Hotline TNT are putting the power back in power pop. We’re familiar with the niche the New York quartet has carved for itself within the shoegaze revival: lean, hooky songwriting beefed up by pedalboard scuzz. With each new release, though, the group’s fuzzy guitars and earworm choruses seem to get more muscular, and on its third LP, Raspberry Moon, there’s a newly realized arena-rock gleam that really lets each element shine. While it’s Hotline TNT’s most polished, accessible album to date, it also feels like the most substantive version of their work so far, repurposing their grit to massively catchy effect.
Raspberry Moon is the first album written by the whole band, and there’s a new confidence to the music; the album’s very first strum, on opener “Was I Wrong?,” catapults us full force into a wall of sinewy, undulating guitars, ground-shaking bass, and drums that just won’t quit. The song also features frontman Will Anderson’s clearest vocals to date and a blistering guitar solo that whisks us out of the dive bar and into the hot plastic of stadium seating. That’s not to say the beer’s been watered down—quite the opposite. If previously some of the band’s songwriting fell victim to the weighted-blanket crush of shoegaze reverb, Raspberry Moon casts off the haze just enough to properly showcase each band member’s talents—not to mention additional keys, percussion, and background vocals from producer Amos Pitsch, of Tenement, who’s credited as a fifth member. The more judicious application of shoegaze texture uses fuzz as an accent rather than an all-pervasive filter, letting each instrument come clearly into its own.

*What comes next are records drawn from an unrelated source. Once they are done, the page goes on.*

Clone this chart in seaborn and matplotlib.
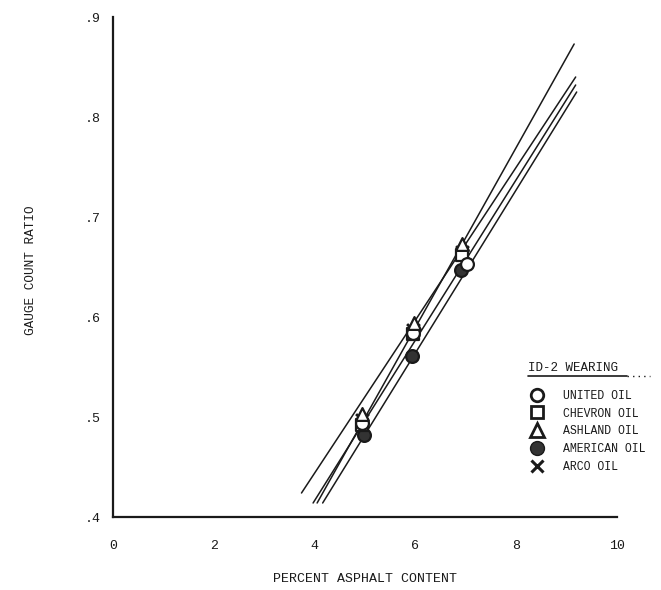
import matplotlib
matplotlib.use("Agg")
import matplotlib.pyplot as plt
import seaborn as sns
import pandas as pd
from matplotlib.lines import Line2D

# ---- data ----
oil_names = ["UNITED OIL", "CHEVRON OIL", "ASHLAND OIL", "AMERICAN OIL", "ARCO OIL"]

united_x = [4.95, 5.95, 7.03]
united_y = [0.494, 0.584, 0.653]
chevron_x = [4.95, 5.95, 6.92]
chevron_y = [0.492, 0.583, 0.662]
ashland_x = [4.95, 5.97, 6.92]
ashland_y = [0.503, 0.594, 0.673]
american_x = [4.98, 5.93, 6.90]
american_y = [0.482, 0.561, 0.647]
arco_x = [4.95, 5.95, 6.92]
arco_y = [0.497, 0.587, 0.665]

# fitted lines (start / end points)
line_x0 = [3.74, 4.05, 3.97, 4.16]
line_y0 = [0.424, 0.414, 0.414, 0.414]
line_x1 = [9.18, 9.15, 9.18, 9.20]
line_y1 = [0.840, 0.873, 0.832, 0.825]

x_ticks = [0, 2, 4, 6, 8, 10]
x_tick_labels = ["0", "2", "4", "6", "8", "10"]
y_ticks = [0.4, 0.5, 0.6, 0.7, 0.8, 0.9]
y_tick_labels = [".4", ".5", ".6", ".7", ".8", ".9"]

x_label = "PERCENT ASPHALT CONTENT"
y_label = "GAUGE COUNT RATIO"
legend_title = "ID-2 WEARING"

# ---- styling ----
sns.set_theme(style="white")
plt.rcParams["font.family"] = ["Liberation Mono", "DejaVu Sans Mono"]
ink = "#1a1a1a"

fig = plt.figure(figsize=(6.61, 5.90), dpi=100)
ax = fig.add_axes([113 / 661, 1 - 517 / 590, 504 / 661, 500 / 590])

# lines
for x0, y0, x1, y1 in zip(line_x0, line_y0, line_x1, line_y1):
    df_line = pd.DataFrame({"x": [x0, x1], "y": [y0, y1]})
    sns.lineplot(data=df_line, x="x", y="y", ax=ax, color=ink, linewidth=1.1,
                 zorder=2, legend=False)

ms = 85
series = [
    (american_x, american_y, "o", "#333333", ink),
    (arco_x, arco_y, "X", None, ink),
    (chevron_x, chevron_y, "s", "white", ink),
    (united_x, united_y, "o", "white", ink),
    (ashland_x, ashland_y, "^", "white", ink),
]
for xs, ys, mk, fc, ec in series:
    df = pd.DataFrame({"x": xs, "y": ys})
    if mk == "X":
        sns.scatterplot(data=df, x="x", y="y", ax=ax, marker="x", s=ms,
                        color=ec, linewidth=2.0, zorder=3, legend=False)
    else:
        sns.scatterplot(data=df, x="x", y="y", ax=ax, marker=mk, s=ms,
                        facecolor=fc, edgecolor=ec, linewidth=1.6, zorder=3,
                        legend=False)

ax.set_xlim(0, 10)
ax.set_ylim(0.4, 0.9)
ax.set_xticks(x_ticks)
ax.set_xticklabels(x_tick_labels)
ax.set_yticks(y_ticks)
ax.set_yticklabels(y_tick_labels)

for side in ["top", "right"]:
    ax.spines[side].set_visible(False)
for side in ["left", "bottom"]:
    ax.spines[side].set_color(ink)
    ax.spines[side].set_linewidth(1.6)

ax.tick_params(axis="x", direction="inout", length=9, width=1.6, colors=ink,
               labelsize=9.5, pad=12)
ax.tick_params(axis="y", direction="out", length=4, width=1.2, colors=ink,
               labelsize=9.5, pad=5)

ax.set_xlabel(x_label, fontsize=9.5, color=ink)
ax.set_ylabel(y_label, fontsize=9.2, color=ink)
ax.xaxis.set_label_coords(0.5, -0.112)
ax.yaxis.set_label_coords(-0.15, 0.494)

# legend (title drawn as separate underlined text)
fig.text(528 / 661, 1 - 368 / 590, legend_title, fontsize=9, color=ink,
         ha="left", va="center")
fig.add_artist(Line2D([528 / 661, 627 / 661], [1 - 376 / 590, 1 - 376 / 590],
                      color=ink, linewidth=1.2))
fig.add_artist(Line2D([627 / 661, 650 / 661], [1 - 376 / 590, 1 - 376 / 590],
                      color=ink, linewidth=1.0, linestyle=(0, (1, 3))))

handles = [
    Line2D([], [], marker="o", linestyle="none", markersize=9,
           markerfacecolor="white", markeredgecolor=ink, markeredgewidth=2),
    Line2D([], [], marker="s", linestyle="none", markersize=9,
           markerfacecolor="white", markeredgecolor=ink, markeredgewidth=2),
    Line2D([], [], marker="^", linestyle="none", markersize=10,
           markerfacecolor="white", markeredgecolor=ink, markeredgewidth=2),
    Line2D([], [], marker="o", linestyle="none", markersize=10,
           markerfacecolor="#333333", markeredgecolor=ink, markeredgewidth=1),
    Line2D([], [], marker="x", linestyle="none", markersize=9,
           markeredgecolor=ink, markeredgewidth=2.2),
]
leg = ax.legend(handles, oil_names, frameon=False,
                loc="upper left", bbox_to_anchor=(412 / 504, 1 - 367 / 500),
                fontsize=8.3, handlelength=1.0,
                handletextpad=1.8, labelspacing=0.5, borderpad=0)
for t in leg.get_texts():
    t.set_color(ink)

fig.savefig("out.png", dpi=100, facecolor="white")
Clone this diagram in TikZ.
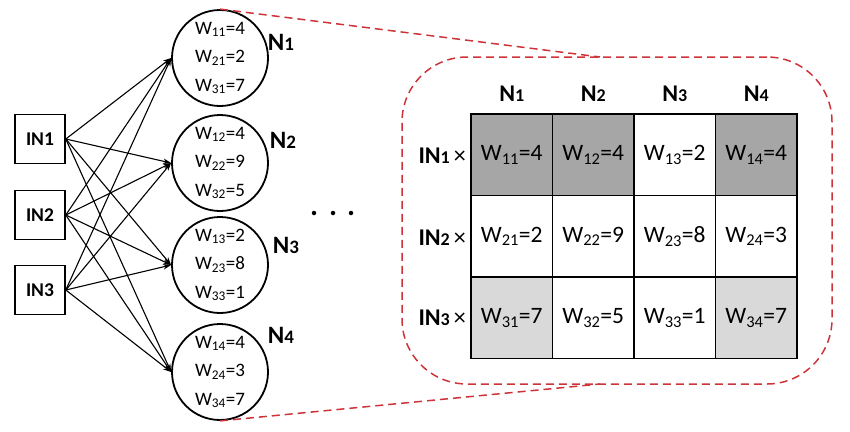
\documentclass[tikz,border=0pt]{standalone}
\usepackage{fontspec}
\setmainfont{Carlito}
\usetikzlibrary{arrows.meta}
\definecolor{zred}{RGB}{204,52,58}
\definecolor{dgray}{RGB}{166,166,166}
\definecolor{lgray}{RGB}{217,217,217}
\newcommand{\fs}[1]{\fontsize{#1}{#1}\selectfont}
\newcommand{\Wt}[2]{W\textsubscript{#1}=#2}
\tikzset{
  inbox/.style={draw, line width=1.6pt, minimum width=50pt, minimum height=49pt, inner sep=0pt, font=\fs{19.5}\bfseries},
  neuron/.style={draw, circle, line width=1.8pt, minimum size=96pt, inner sep=0pt, align=center, font=\fontsize{19}{28.5}\selectfont},
  nlabel/.style={font=\fs{25}\bfseries, inner sep=0pt},
  arr/.style={line width=1.1pt, -{Stealth[length=8pt,width=5.5pt]}},
  zline/.style={draw=zred, line width=1.5pt, dash pattern=on 8pt off 5pt},
  cell/.style={draw, line width=1.6pt, minimum width=81.5pt, minimum height=81.5pt, inner sep=0pt, font=\fs{23.5}},
  chead/.style={font=\fs{24}\bfseries, inner sep=0pt},
  rlab/.style={font=\fs{24}, inner sep=0pt},
  dotn/.style={circle, fill=black, minimum size=4.5pt, inner sep=0pt}
}
\begin{document}
\begin{tikzpicture}[x=1pt,y=-1pt]
\useasboundingbox (0,0) rectangle (850,431);
% input boxes
\node[inbox] (in1) at (40,139) {IN1};
\node[inbox] (in2) at (40,215) {IN2};
\node[inbox] (in3) at (40,290) {IN3};
% neurons
\node[neuron] (n1) at (220,58) {\Wt{11}{4}\\\Wt{21}{2}\\\Wt{31}{7}};
\node[neuron] (n2) at (220,163) {\Wt{12}{4}\\\Wt{22}{9}\\\Wt{32}{5}};
\node[neuron] (n3) at (220,265) {\Wt{13}{2}\\\Wt{23}{8}\\\Wt{33}{1}};
\node[neuron] (n4) at (220,372) {\Wt{14}{4}\\\Wt{24}{3}\\\Wt{34}{7}};
\node[nlabel] (l1) at (281,42) {N{\fs{19}1}};
\node[nlabel] (l2) at (283,140) {N{\fs{19}2}};
\node[nlabel] (l3) at (286,245) {N{\fs{19}3}};
\node[nlabel] (l4) at (281,335) {N{\fs{19}4}};
% connections
\foreach \i in {1,2,3}{
  \foreach \j in {1,2,3,4}{
    \draw[arr] (in\i.east) -- (n\j.west);
  }
}
% dots
\node[dotn] (d1) at (314,213) {};
\node[dotn] (d2) at (333,213) {};
\node[dotn] (d3) at (351,213) {};
% zoom frame
\node[zline, rounded corners=65pt, minimum width=430pt, minimum height=327pt, inner sep=0pt] (zoom) at (617,220.5) {};
\coordinate (zt) at (600,57);
\coordinate (zb) at (600,384);
\draw[zline] (n1.north) -- (zt);
\draw[zline] (n4.south) -- (zb);
% table
\node[cell, fill=dgray] (c11) at (511.75,154.75) {\Wt{11}{4}};
\node[cell, fill=dgray] (c12) at (593.25,154.75) {\Wt{12}{4}};
\node[cell] (c13) at (674.75,154.75) {\Wt{13}{2}};
\node[cell, fill=dgray] (c14) at (756.25,154.75) {\Wt{14}{4}};
\node[cell] (c21) at (511.75,236.25) {\Wt{21}{2}};
\node[cell] (c22) at (593.25,236.25) {\Wt{22}{9}};
\node[cell] (c23) at (674.75,236.25) {\Wt{23}{8}};
\node[cell] (c24) at (756.25,236.25) {\Wt{24}{3}};
\node[cell, fill=lgray] (c31) at (511.75,317.75) {\Wt{31}{7}};
\node[cell] (c32) at (593.25,317.75) {\Wt{32}{5}};
\node[cell] (c33) at (674.75,317.75) {\Wt{33}{1}};
\node[cell, fill=lgray] (c34) at (756.25,317.75) {\Wt{34}{7}};
% headers
\node[chead] (h1) at (511.75,94) {N{\fs{18}1}};
\node[chead] (h2) at (593.25,94) {N{\fs{18}2}};
\node[chead] (h3) at (674.75,94) {N{\fs{18}3}};
\node[chead] (h4) at (756.25,94) {N{\fs{18}4}};
\node[rlab, anchor=east] (r1) at (466,156) {\textbf{IN}{\bfseries\fs{18}1}\,×};
\node[rlab, anchor=east] (r2) at (466,238) {\textbf{IN}{\bfseries\fs{18}2}\,×};
\node[rlab, anchor=east] (r3) at (466,318) {\textbf{IN}{\bfseries\fs{18}3}\,×};
\end{tikzpicture}
\end{document}
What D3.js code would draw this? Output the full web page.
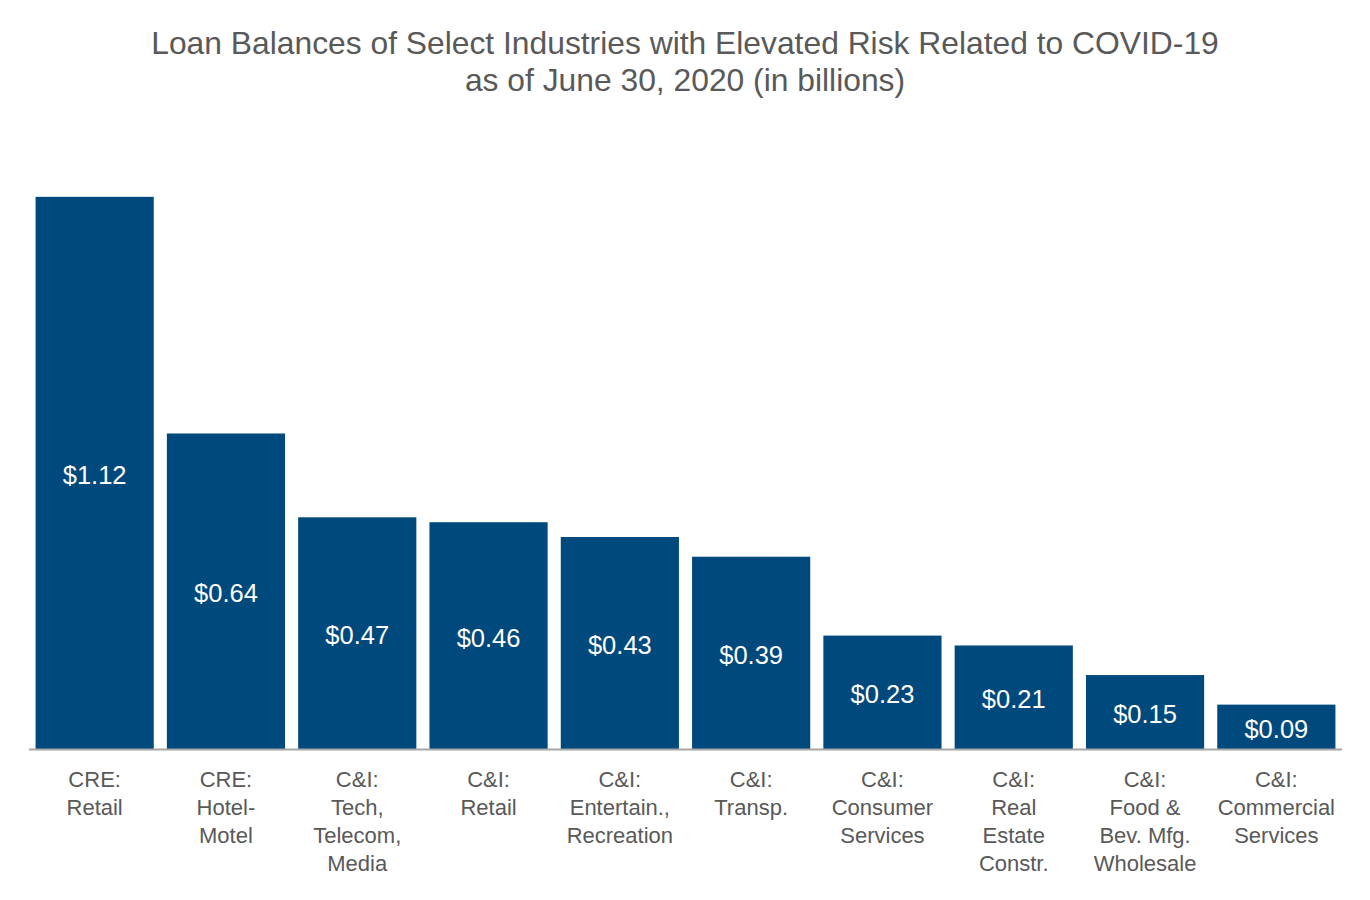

Not only are the dimensions bigger than ever, but the songwriting’s more varied. Never before have we heard something like the cutie-pie moonlight twinkle of “Dance the Night Away” from Hotline TNT, nor the campfire-ready na na nas in the chorus of “Julia’s War” (the title being a nice shoutout to They Are Gutting a Body of Water, peers in the shoegaze-revival vanguard), but these stylistic experiments sound more like natural expansions of their previous sound than pivots away from it. And though the lovelorn sentiment that dominated 2023’s Cartwheel persists, there are also more expressions of hope, adoration, and perseverance. Professions of love are written just as plainly as moments of defeat, but the strength of the band’s arrangements makes the lines feel all-encompassing. On “Candle,” the simple couplet “I wanna try/Get butterflies” hits particularly hard, propelled by the most heartbeat-quickening drumline on the entire album.